Recorded data:

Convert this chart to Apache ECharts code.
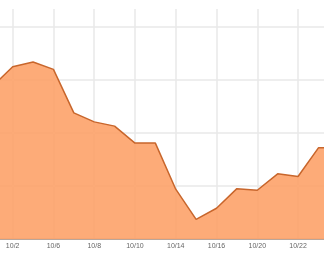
<!DOCTYPE html>
<html>
<head>
<meta charset="utf-8">
<script src="https://cdn.jsdelivr.net/npm/echarts@6/dist/echarts.min.js"></script>
<style>html,body{margin:0;padding:0;background:#fff;}#c{width:324px;height:262px;}</style>
</head>
<body>
<div id="c"></div>
<script>
var categories = ['10/1','10/2','10/3','10/6','10/7','10/8','10/9','10/10','10/13','10/14','10/15','10/16','10/17','10/20','10/21','10/22','10/23','10/24'];
var values = [28.8, 32.5, 33.4, 32.0, 23.8, 22.1, 21.3, 18.1, 18.1, 9.4, 3.7, 5.8, 9.5, 9.2, 12.3, 11.8, 17.2, 17.2];
var yTicks = [0, 10, 20, 30, 40];

var chart = echarts.init(document.getElementById('c'), null, {renderer: 'canvas'});
var everyOther = function (i) { return i % 2 === 1; };
chart.setOption({
  animation: false,
  grid: {left: -7.7, right: -14.8, top: 9, bottom: 23, outerBoundsMode: 'none', containLabel: false},
  xAxis: {
    type: 'category',
    data: categories,
    boundaryGap: false,
    axisLine: {show: true, lineStyle: {color: '#a88e7e', width: 1.5}},
    axisTick: {show: false},
    axisLabel: {interval: everyOther, fontSize: 7, color: '#666', fontFamily: 'Liberation Sans, Arial, sans-serif', margin: 4},
    splitLine: {show: true, interval: everyOther, lineStyle: {color: '#e8e8e8', width: 1.5}}
  },
  yAxis: {
    type: 'value',
    min: yTicks[0],
    max: 43.4,
    interval: yTicks[1] - yTicks[0],
    axisLine: {show: false},
    axisTick: {show: false},
    axisLabel: {show: false},
    splitLine: {show: true, showMaxLine: false, lineStyle: {color: '#e8e8e8', width: 1.5}}
  },
  series: [{
    type: 'line',
    data: values,
    symbol: 'none',
    lineStyle: {color: '#c8662c', width: 1.5},
    areaStyle: {color: '#fda56e', opacity: 0.93}
  }]
});
</script>
</body>
</html>
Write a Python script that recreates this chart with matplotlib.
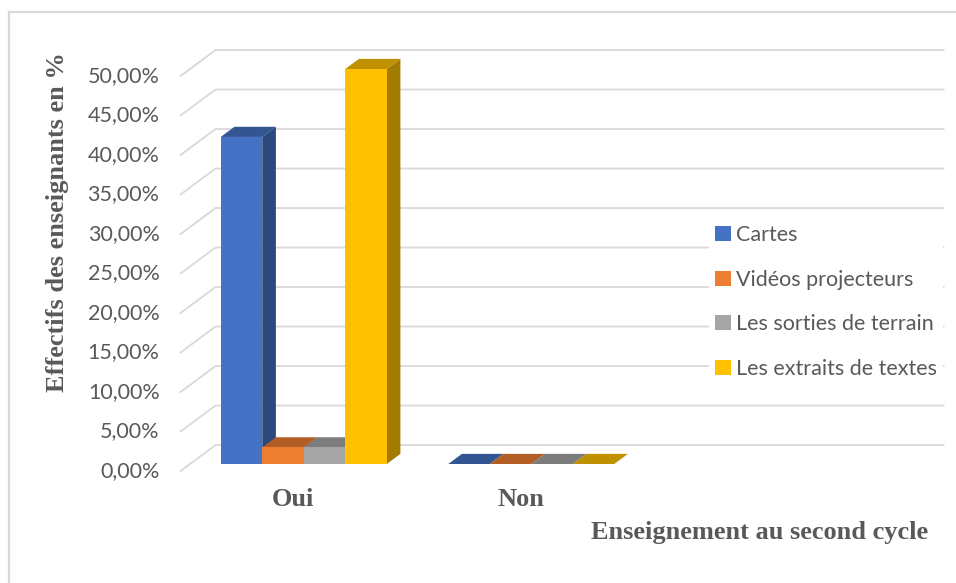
import numpy as np
import matplotlib.pyplot as plt
from matplotlib.patches import Polygon, Patch
from matplotlib.lines import Line2D
from matplotlib.transforms import IdentityTransform

categories = ['Oui', 'Non']
series_names = ['Cartes', 'Vidéos projecteurs', 'Les sorties de terrain',
                'Les extraits de textes']
cartes = [41.4, 0.0]
videos = [2.1, 0.0]
sorties = [2.1, 0.0]
extraits = [50.0, 0.0]
series_values = [cartes, videos, sorties, extraits]
colors = ['#4472C4', '#ED7D31', '#A5A5A5', '#FFC000']
yticks = np.arange(0, 55, 5)

W, H = 956, 583
GRID = '#d9d9d9'
TXT = '#595959'

# depth of the fake 3D box, in pixels (right, up) for the full floor depth
DX, DY = 35.0, 26.0
BAR_FRONT, BAR_BACK = 0.27, 0.66


def shade(c, f):
    r, g, b = plt.matplotlib.colors.to_rgb(c)
    return (r * f, g * f, b * f)


fig = plt.figure(figsize=(W / 100, H / 100), dpi=100)
ax = fig.add_axes([190 / W, 119 / H, (918 - 190) / W, 395 / H])
ax.set_xlim(-0.5, 2.7)
ax.set_ylim(0, 50)
ax.axis('off')
ident = IdentityTransform()


def proj(x, y, d):
    px, py = ax.transData.transform((x, y))
    return (px + (d - BAR_FRONT) * DX, py + (d - BAR_FRONT) * DY)


# chart frame (only the top and left edges are inside the picture)
fig.add_artist(Line2D([8.5 / W, 8.5 / W], [0, 1 - 12 / H], transform=fig.transFigure,
                      color=GRID, lw=1.6))
fig.add_artist(Line2D([8.5 / W, 1], [1 - 12 / H, 1 - 12 / H], transform=fig.transFigure,
                      color=GRID, lw=1.6))

# back wall gridlines and side wall diagonals
x0, x1 = ax.get_xlim()
for t in yticks:
    a = proj(x0, t, 0)
    b = proj(x0, t, 1)
    c = proj(x1, t, 1)
    ax.add_line(Line2D([a[0], b[0], c[0]], [a[1], b[1], c[1]], transform=ident,
                       color=GRID, lw=1.3, clip_on=False, zorder=1))
    ax.text(a[0] - 21, a[1], f'{t:.2f}%'.replace('.', ','), transform=ident,
            ha='right', va='center', fontsize=15.5, family='Lato', color=TXT)

# bars: top and side faces first, fronts drawn on top
bw = 41.5 / 227.5
xc = np.arange(len(categories))
for i, (vals, col) in enumerate(zip(series_values, colors)):
    xs = xc + (i - 1.5) * bw
    for x, v in zip(xs, vals):
        l, r = x - bw / 2, x + bw / 2
        top = [proj(l, v, BAR_FRONT), proj(r, v, BAR_FRONT),
               proj(r, v, BAR_BACK), proj(l, v, BAR_BACK)]
        side = [proj(r, 0, BAR_FRONT), proj(r, v, BAR_FRONT),
                proj(r, v, BAR_BACK), proj(r, 0, BAR_BACK)]
        ax.add_patch(Polygon(side, closed=True, transform=ident, facecolor=shade(col, 0.64),
                             edgecolor='none', clip_on=False, zorder=2))
        ax.add_patch(Polygon(top, closed=True, transform=ident, facecolor=shade(col, 0.75),
                             edgecolor='none', clip_on=False, zorder=2))
    ax.bar(xs, vals, width=bw, color=col, edgecolor='none', zorder=3, clip_on=False)

# category labels on the front edge of the floor
for x, lab in zip(xc, categories):
    px, py = proj(x, 0, 0)
    ax.text(px - 1, py - 28, lab, transform=ident, ha='center', va='center',
            fontsize=19, family='Liberation Serif', weight='bold', color=TXT)

fig.text(760 / W, 1 - 532 / H, 'Enseignement au second cycle', ha='center', va='center',
         fontsize=19, family='Liberation Serif', weight='bold', color=TXT)
fig.text(58 / W, 1 - 222 / H, 'Effectifs des enseignants en %', ha='center', va='center',
         rotation=90, fontsize=19, family='Liberation Serif', weight='bold', color=TXT)

handles = [Patch(facecolor=c, edgecolor='none') for c in colors]
leg = fig.legend(handles, series_names, loc='center left',
                 bbox_to_anchor=(709 / W, 1 - 302 / H), frameon=True, fancybox=False,
                 facecolor='white', edgecolor='none', framealpha=1,
                 handlelength=0.7, handleheight=0.7, handletextpad=0.25,
                 labelspacing=1.15, borderpad=0.3, borderaxespad=0,
                 prop={'family': 'Lato', 'size': 15.5})
for txt in leg.get_texts():
    txt.set_color(TXT)

fig.savefig('out.png', dpi=100)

Aim:
Transcribe each line above verbatim, with the pictures left out.

Complete output:
Convert this chart to Apache ECharts code.
<!DOCTYPE html>
<html>
<head>
<meta charset="utf-8">
<script src="https://cdn.jsdelivr.net/npm/echarts@6/dist/echarts.min.js"></script>
<style>html,body{margin:0;padding:0;background:#fff;}#c{width:324px;height:262px;}</style>
</head>
<body>
<div id="c"></div>
<script>
var categories = ['10/1','10/2','10/3','10/6','10/7','10/8','10/9','10/10','10/13','10/14','10/15','10/16','10/17','10/20','10/21','10/22','10/23','10/24'];
var values = [28.8, 32.5, 33.4, 32.0, 23.8, 22.1, 21.3, 18.1, 18.1, 9.4, 3.7, 5.8, 9.5, 9.2, 12.3, 11.8, 17.2, 17.2];
var yTicks = [0, 10, 20, 30, 40];

var chart = echarts.init(document.getElementById('c'), null, {renderer: 'canvas'});
var everyOther = function (i) { return i % 2 === 1; };
chart.setOption({
  animation: false,
  grid: {left: -7.7, right: -14.8, top: 9, bottom: 23, outerBoundsMode: 'none', containLabel: false},
  xAxis: {
    type: 'category',
    data: categories,
    boundaryGap: false,
    axisLine: {show: true, lineStyle: {color: '#a88e7e', width: 1.5}},
    axisTick: {show: false},
    axisLabel: {interval: everyOther, fontSize: 7, color: '#666', fontFamily: 'Liberation Sans, Arial, sans-serif', margin: 4},
    splitLine: {show: true, interval: everyOther, lineStyle: {color: '#e8e8e8', width: 1.5}}
  },
  yAxis: {
    type: 'value',
    min: yTicks[0],
    max: 43.4,
    interval: yTicks[1] - yTicks[0],
    axisLine: {show: false},
    axisTick: {show: false},
    axisLabel: {show: false},
    splitLine: {show: true, showMaxLine: false, lineStyle: {color: '#e8e8e8', width: 1.5}}
  },
  series: [{
    type: 'line',
    data: values,
    symbol: 'none',
    lineStyle: {color: '#c8662c', width: 1.5},
    areaStyle: {color: '#fda56e', opacity: 0.93}
  }]
});
</script>
</body>
</html>
Write a Python script that recreates this chart with matplotlib.
import numpy as np
import matplotlib.pyplot as plt
from matplotlib.patches import Polygon, Patch
from matplotlib.lines import Line2D
from matplotlib.transforms import IdentityTransform

categories = ['Oui', 'Non']
series_names = ['Cartes', 'Vidéos projecteurs', 'Les sorties de terrain',
                'Les extraits de textes']
cartes = [41.4, 0.0]
videos = [2.1, 0.0]
sorties = [2.1, 0.0]
extraits = [50.0, 0.0]
series_values = [cartes, videos, sorties, extraits]
colors = ['#4472C4', '#ED7D31', '#A5A5A5', '#FFC000']
yticks = np.arange(0, 55, 5)

W, H = 956, 583
GRID = '#d9d9d9'
TXT = '#595959'

# depth of the fake 3D box, in pixels (right, up) for the full floor depth
DX, DY = 35.0, 26.0
BAR_FRONT, BAR_BACK = 0.27, 0.66


def shade(c, f):
    r, g, b = plt.matplotlib.colors.to_rgb(c)
    return (r * f, g * f, b * f)


fig = plt.figure(figsize=(W / 100, H / 100), dpi=100)
ax = fig.add_axes([190 / W, 119 / H, (918 - 190) / W, 395 / H])
ax.set_xlim(-0.5, 2.7)
ax.set_ylim(0, 50)
ax.axis('off')
ident = IdentityTransform()


def proj(x, y, d):
    px, py = ax.transData.transform((x, y))
    return (px + (d - BAR_FRONT) * DX, py + (d - BAR_FRONT) * DY)


# chart frame (only the top and left edges are inside the picture)
fig.add_artist(Line2D([8.5 / W, 8.5 / W], [0, 1 - 12 / H], transform=fig.transFigure,
                      color=GRID, lw=1.6))
fig.add_artist(Line2D([8.5 / W, 1], [1 - 12 / H, 1 - 12 / H], transform=fig.transFigure,
                      color=GRID, lw=1.6))

# back wall gridlines and side wall diagonals
x0, x1 = ax.get_xlim()
for t in yticks:
    a = proj(x0, t, 0)
    b = proj(x0, t, 1)
    c = proj(x1, t, 1)
    ax.add_line(Line2D([a[0], b[0], c[0]], [a[1], b[1], c[1]], transform=ident,
                       color=GRID, lw=1.3, clip_on=False, zorder=1))
    ax.text(a[0] - 21, a[1], f'{t:.2f}%'.replace('.', ','), transform=ident,
            ha='right', va='center', fontsize=15.5, family='Lato', color=TXT)

# bars: top and side faces first, fronts drawn on top
bw = 41.5 / 227.5
xc = np.arange(len(categories))
for i, (vals, col) in enumerate(zip(series_values, colors)):
    xs = xc + (i - 1.5) * bw
    for x, v in zip(xs, vals):
        l, r = x - bw / 2, x + bw / 2
        top = [proj(l, v, BAR_FRONT), proj(r, v, BAR_FRONT),
               proj(r, v, BAR_BACK), proj(l, v, BAR_BACK)]
        side = [proj(r, 0, BAR_FRONT), proj(r, v, BAR_FRONT),
                proj(r, v, BAR_BACK), proj(r, 0, BAR_BACK)]
        ax.add_patch(Polygon(side, closed=True, transform=ident, facecolor=shade(col, 0.64),
                             edgecolor='none', clip_on=False, zorder=2))
        ax.add_patch(Polygon(top, closed=True, transform=ident, facecolor=shade(col, 0.75),
                             edgecolor='none', clip_on=False, zorder=2))
    ax.bar(xs, vals, width=bw, color=col, edgecolor='none', zorder=3, clip_on=False)

# category labels on the front edge of the floor
for x, lab in zip(xc, categories):
    px, py = proj(x, 0, 0)
    ax.text(px - 1, py - 28, lab, transform=ident, ha='center', va='center',
            fontsize=19, family='Liberation Serif', weight='bold', color=TXT)

fig.text(760 / W, 1 - 532 / H, 'Enseignement au second cycle', ha='center', va='center',
         fontsize=19, family='Liberation Serif', weight='bold', color=TXT)
fig.text(58 / W, 1 - 222 / H, 'Effectifs des enseignants en %', ha='center', va='center',
         rotation=90, fontsize=19, family='Liberation Serif', weight='bold', color=TXT)

handles = [Patch(facecolor=c, edgecolor='none') for c in colors]
leg = fig.legend(handles, series_names, loc='center left',
                 bbox_to_anchor=(709 / W, 1 - 302 / H), frameon=True, fancybox=False,
                 facecolor='white', edgecolor='none', framealpha=1,
                 handlelength=0.7, handleheight=0.7, handletextpad=0.25,
                 labelspacing=1.15, borderpad=0.3, borderaxespad=0,
                 prop={'family': 'Lato', 'size': 15.5})
for txt in leg.get_texts():
    txt.set_color(TXT)

fig.savefig('out.png', dpi=100)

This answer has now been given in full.